March begins to answer his title question by pointing out how Facebook has become a more popular and addictive aspect of our lives. Facebook has replaced people with face-to-face socializing through instant communication. March accepts the fact that loneness is a hard thing to measure but he carries on to use the statistic report of an AARP survey. This survey found that “ 35 percent of adults older than 45 were chronically lonely, as opposed to 20 percent of similar group decade ago”. Based on a study 20 percent of Americans nearly 60 million people are unhappy due to loneliness. He uses this survey to help prove his point that social media gives us the ability to replace real human interaction with instant communication and leads to loneliness. Therefore real human interaction is an important tool for combating loneliness.

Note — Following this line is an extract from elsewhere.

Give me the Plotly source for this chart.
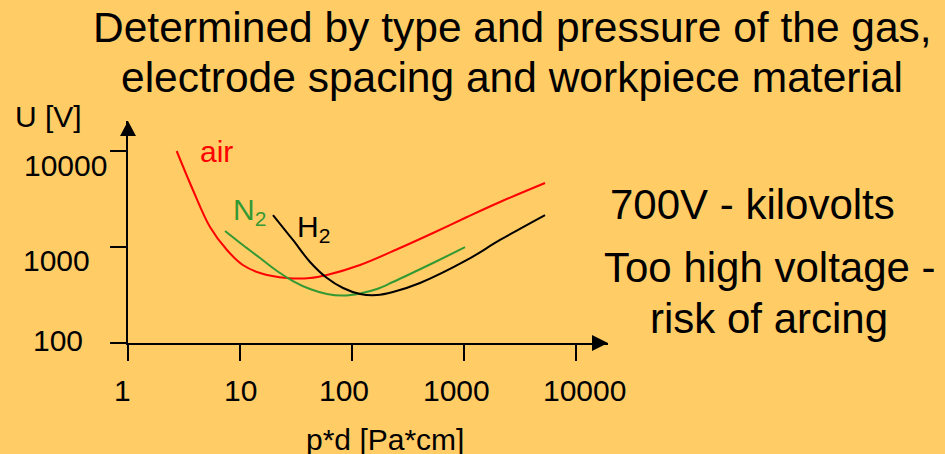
import math
import plotly.graph_objects as go

# ---------------- data ----------------
air_x = [2.72, 3.80, 5.40, 7.65, 10.6, 15.1, 26.3, 42.2, 59.8, 118, 268, 529, 1064, 2096, 5290]
air_y = [10000, 3926, 1616, 930, 649, 536, 475, 475, 511, 649, 977, 1400, 2053, 2944, 4642]

n2_x = [7.35, 10.6, 15.1, 21.4, 29.7, 42.2, 59.8, 83.2, 118, 167, 232, 330, 529, 1021]
n2_y = [1468, 1049, 768, 562, 442, 365, 324, 312, 328, 365, 432, 523, 681, 995]

h2_x = [19.7, 29.7, 42.2, 59.8, 83.2, 118, 167, 232, 405, 1064, 2096, 5290]
h2_y = [2154, 1183, 698, 475, 374, 324, 316, 340, 422, 733, 1183, 2154]

x_tickvals = [1, 10, 100, 1000, 10000]
x_ticktext = ["1", "10", "100", "1000", "10000"]
y_tickvals = [100, 1000, 10000]
y_ticktext = ["100", "1000", "10000"]

title_lines = ["Determined by type and pressure of the gas,",
               "electrode spacing and workpiece material"]
side_lines = ["700V - kilovolts", "Too high voltage -", "risk of arcing"]

# ---------------- layout helpers ----------------
W, H = 945, 454
L, R, T, B = 128, 608, 121, 343   # plot area in pixels
FONT = "Liberation Sans, Arial, sans-serif"
BG = "#FFCC66"


def px_x(p):
    return (p - L) / (R - L)


def px_y(p):
    return (B - p) / (B - T)


fig = go.Figure()
fig.add_trace(go.Scatter(x=air_x, y=air_y, mode="lines", line=dict(color="#FF0000", width=2, shape="spline"),
                         name="air", showlegend=False, hoverinfo="skip"))
fig.add_trace(go.Scatter(x=n2_x, y=n2_y, mode="lines", line=dict(color="#339933", width=2, shape="spline"),
                         name="N2", showlegend=False, hoverinfo="skip"))
fig.add_trace(go.Scatter(x=h2_x, y=h2_y, mode="lines", line=dict(color="#000000", width=2, shape="spline"),
                         name="H2", showlegend=False, hoverinfo="skip"))

ann = []
# x tick labels
x_shift = [-6, 0, -8, -8, 8]
for v, t, s in zip(x_tickvals, x_ticktext, x_shift):
    ann.append(dict(x=math.log10(v), xref="x", y=px_y(390), yref="paper", text=t, showarrow=False,
                    xanchor="center", yanchor="middle", xshift=s, font=dict(size=30, color="black", family=FONT)))
# y tick labels
y_pos = [(57.5, 3), (56.5, -13), (65, -14)]
for v, t, (cx, s) in zip(y_tickvals, y_ticktext, y_pos):
    ann.append(dict(x=px_x(cx), xref="paper", y=math.log10(v), yref="y", text=t, showarrow=False,
                    xanchor="center", yanchor="middle", yshift=s, font=dict(size=30, color="black", family=FONT)))

# axis titles
ann.append(dict(x=px_x(48.5), y=px_y(116), xref="paper", yref="paper", text="U [V]", showarrow=False,
                xanchor="center", yanchor="middle", font=dict(size=30, color="black", family=FONT)))
ann.append(dict(x=px_x(384.5), y=px_y(439), xref="paper", yref="paper", text="p*d [Pa*cm]", showarrow=False,
                xanchor="center", yanchor="middle", font=dict(size=30, color="black", family=FONT)))

# series labels
ann.append(dict(x=px_x(216), y=px_y(151), xref="paper", yref="paper", text="air", showarrow=False,
                xanchor="center", yanchor="middle", font=dict(size=30, color="#FF0000", family=FONT)))
ann.append(dict(x=px_x(231), y=px_y(211), xref="paper", yref="paper", text="N<sub>2</sub>", showarrow=False,
                xanchor="left", yanchor="middle", font=dict(size=30, color="#339933", family=FONT)))
ann.append(dict(x=px_x(295), y=px_y(228.5), xref="paper", yref="paper", text="H<sub>2</sub>", showarrow=False,
                xanchor="left", yanchor="middle", font=dict(size=30, color="black", family=FONT)))

# title lines
for txt, cy in zip(title_lines, [27.5, 77.5]):
    ann.append(dict(x=px_x(512), y=px_y(cy), xref="paper", yref="paper", text=txt, showarrow=False,
                    xanchor="center", yanchor="middle", font=dict(size=42.5, color="black", family=FONT)))
# side text
for txt, cx, cy in zip(side_lines, [752, 770, 769], [204, 267.5, 318]):
    ann.append(dict(x=px_x(cx), y=px_y(cy), xref="paper", yref="paper", text=txt, showarrow=False,
                    xanchor="center", yanchor="middle", font=dict(size=42, color="black", family=FONT)))

# arrowheads on the axes
shapes = [
    dict(type="path", xref="paper", yref="paper", fillcolor="black", line=dict(width=0),
         path=f"M {px_x(608)} {px_y(343)} L {px_x(592)} {px_y(335)} L {px_x(592)} {px_y(351)} Z"),
    dict(type="path", xref="paper", yref="paper", fillcolor="black", line=dict(width=0),
         path=f"M {px_x(128)} {px_y(121)} L {px_x(120)} {px_y(136)} L {px_x(136)} {px_y(136)} Z"),
]

fig.update_layout(
    width=W, height=H,
    margin=dict(l=L, r=W - R, t=T, b=H - B, pad=0),
    paper_bgcolor=BG, plot_bgcolor=BG,
    showlegend=False,
    hovermode=False,
    annotations=ann,
    shapes=shapes,
    xaxis=dict(type="log", range=[0, (R - L) / 112], tickvals=x_tickvals, showticklabels=False,
               ticks="outside", ticklen=16, tickwidth=2, tickcolor="black",
               showline=True, linecolor="black", linewidth=2, showgrid=False, zeroline=False),
    yaxis=dict(type="log", range=[2, 2 + (B - T) / 96], tickvals=y_tickvals, showticklabels=False,
               ticks="outside", ticklen=16, tickwidth=2, tickcolor="black",
               showline=True, linecolor="black", linewidth=2, showgrid=False, zeroline=False),
)

fig.write_html("out.html", config={"displayModeBar": False},
               post_script="document.body.style.margin='0';document.body.style.background='" + BG + "';")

Due to the decline in human interaction and increase in loneness, the author proposes that this reason for the increase in the health issues both mental and physical. Marche supports this with some more statistics regarding a significant increase in medical personnel and social workers. Marche discards any other factors contributing to this increase other than the fact that human interaction is declining.

Another point he makes is that maybe we, as American prefer to be lonely. Ever since journeyed to this land, cowboys explored the great west, and astronauts traveled infinite depths of space, seems that Americans have always been willing to “pay the price “ (p104) of loneliness in exchange for pride, self-respect, exploration, or whatever it may be. Perhaps, being alone is part of American culture.